(WHAT IS REQUIRED) Starting at the first line of the data, please print exactly those lines through the one that holds "from matplotlib.patches import Patch", omitting every picture.

(INFORMATION SHOWN)
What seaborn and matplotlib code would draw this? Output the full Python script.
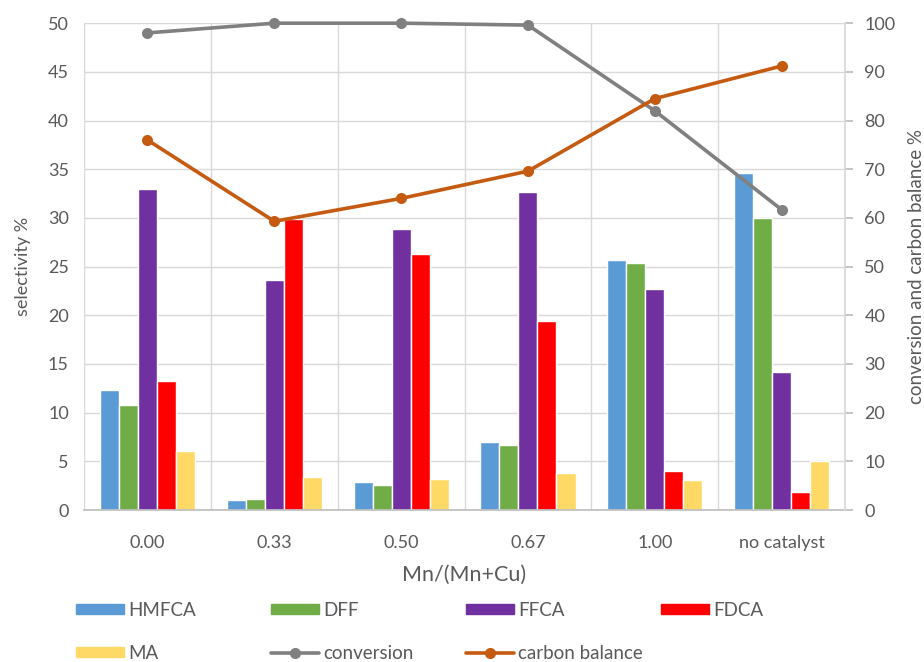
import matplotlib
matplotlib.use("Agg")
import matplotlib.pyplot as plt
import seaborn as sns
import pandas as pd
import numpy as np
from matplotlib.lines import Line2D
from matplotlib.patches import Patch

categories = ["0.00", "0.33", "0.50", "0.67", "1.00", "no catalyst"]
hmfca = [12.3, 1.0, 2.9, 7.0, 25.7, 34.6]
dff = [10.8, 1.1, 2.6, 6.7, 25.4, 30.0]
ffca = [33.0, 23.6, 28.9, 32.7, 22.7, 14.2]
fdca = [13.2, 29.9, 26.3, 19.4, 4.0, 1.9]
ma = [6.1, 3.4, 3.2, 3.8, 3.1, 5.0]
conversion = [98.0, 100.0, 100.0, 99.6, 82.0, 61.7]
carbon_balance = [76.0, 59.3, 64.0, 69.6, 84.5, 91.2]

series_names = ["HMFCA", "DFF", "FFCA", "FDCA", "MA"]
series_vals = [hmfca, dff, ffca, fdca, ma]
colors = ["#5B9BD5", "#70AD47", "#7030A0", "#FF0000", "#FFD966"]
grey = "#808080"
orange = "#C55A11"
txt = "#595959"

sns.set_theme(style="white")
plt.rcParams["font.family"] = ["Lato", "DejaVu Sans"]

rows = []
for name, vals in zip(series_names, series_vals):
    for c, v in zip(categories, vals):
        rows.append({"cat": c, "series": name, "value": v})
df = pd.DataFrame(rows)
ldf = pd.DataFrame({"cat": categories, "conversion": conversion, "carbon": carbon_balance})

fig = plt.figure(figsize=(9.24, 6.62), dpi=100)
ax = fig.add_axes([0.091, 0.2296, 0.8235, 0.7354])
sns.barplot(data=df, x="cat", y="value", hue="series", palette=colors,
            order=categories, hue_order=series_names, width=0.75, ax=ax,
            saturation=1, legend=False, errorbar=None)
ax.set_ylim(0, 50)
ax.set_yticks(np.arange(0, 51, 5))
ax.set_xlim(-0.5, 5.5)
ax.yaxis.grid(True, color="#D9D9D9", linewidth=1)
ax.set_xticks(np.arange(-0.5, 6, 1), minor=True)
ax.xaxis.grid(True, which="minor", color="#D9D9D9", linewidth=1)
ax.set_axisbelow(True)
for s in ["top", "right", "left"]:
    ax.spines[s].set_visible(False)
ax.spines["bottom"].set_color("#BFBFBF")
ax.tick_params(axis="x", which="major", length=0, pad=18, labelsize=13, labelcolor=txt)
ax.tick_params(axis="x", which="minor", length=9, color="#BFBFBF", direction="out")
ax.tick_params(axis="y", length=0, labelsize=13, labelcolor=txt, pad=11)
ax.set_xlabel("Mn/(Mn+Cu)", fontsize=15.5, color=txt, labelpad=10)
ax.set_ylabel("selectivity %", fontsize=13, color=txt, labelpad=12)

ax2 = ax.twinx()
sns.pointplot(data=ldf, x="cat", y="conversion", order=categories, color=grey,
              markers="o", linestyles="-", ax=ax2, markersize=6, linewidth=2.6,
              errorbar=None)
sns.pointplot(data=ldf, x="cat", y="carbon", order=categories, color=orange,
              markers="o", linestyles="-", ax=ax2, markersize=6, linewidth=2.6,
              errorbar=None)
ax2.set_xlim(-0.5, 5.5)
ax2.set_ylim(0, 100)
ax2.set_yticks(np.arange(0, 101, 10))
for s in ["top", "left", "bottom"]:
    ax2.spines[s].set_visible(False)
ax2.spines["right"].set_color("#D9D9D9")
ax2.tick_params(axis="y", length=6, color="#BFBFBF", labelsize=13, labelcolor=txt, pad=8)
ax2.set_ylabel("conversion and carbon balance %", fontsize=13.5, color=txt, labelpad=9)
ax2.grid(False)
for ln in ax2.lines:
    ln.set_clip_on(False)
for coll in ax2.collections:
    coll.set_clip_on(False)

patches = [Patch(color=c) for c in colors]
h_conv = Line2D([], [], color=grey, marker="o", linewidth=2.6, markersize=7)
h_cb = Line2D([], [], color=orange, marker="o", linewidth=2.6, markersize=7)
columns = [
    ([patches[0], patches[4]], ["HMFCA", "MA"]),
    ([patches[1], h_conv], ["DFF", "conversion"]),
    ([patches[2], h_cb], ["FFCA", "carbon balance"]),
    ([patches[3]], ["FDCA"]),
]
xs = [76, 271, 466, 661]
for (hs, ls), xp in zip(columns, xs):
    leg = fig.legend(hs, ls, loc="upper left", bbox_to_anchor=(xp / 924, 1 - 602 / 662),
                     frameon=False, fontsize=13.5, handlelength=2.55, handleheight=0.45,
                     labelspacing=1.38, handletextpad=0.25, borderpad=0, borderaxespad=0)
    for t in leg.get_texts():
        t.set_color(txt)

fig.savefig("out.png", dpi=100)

(FULL SOLUTION)
What seaborn and matplotlib code would draw this? Output the full Python script.
import matplotlib
matplotlib.use("Agg")
import matplotlib.pyplot as plt
import seaborn as sns
import pandas as pd
import numpy as np
from matplotlib.lines import Line2D
from matplotlib.patches import Patch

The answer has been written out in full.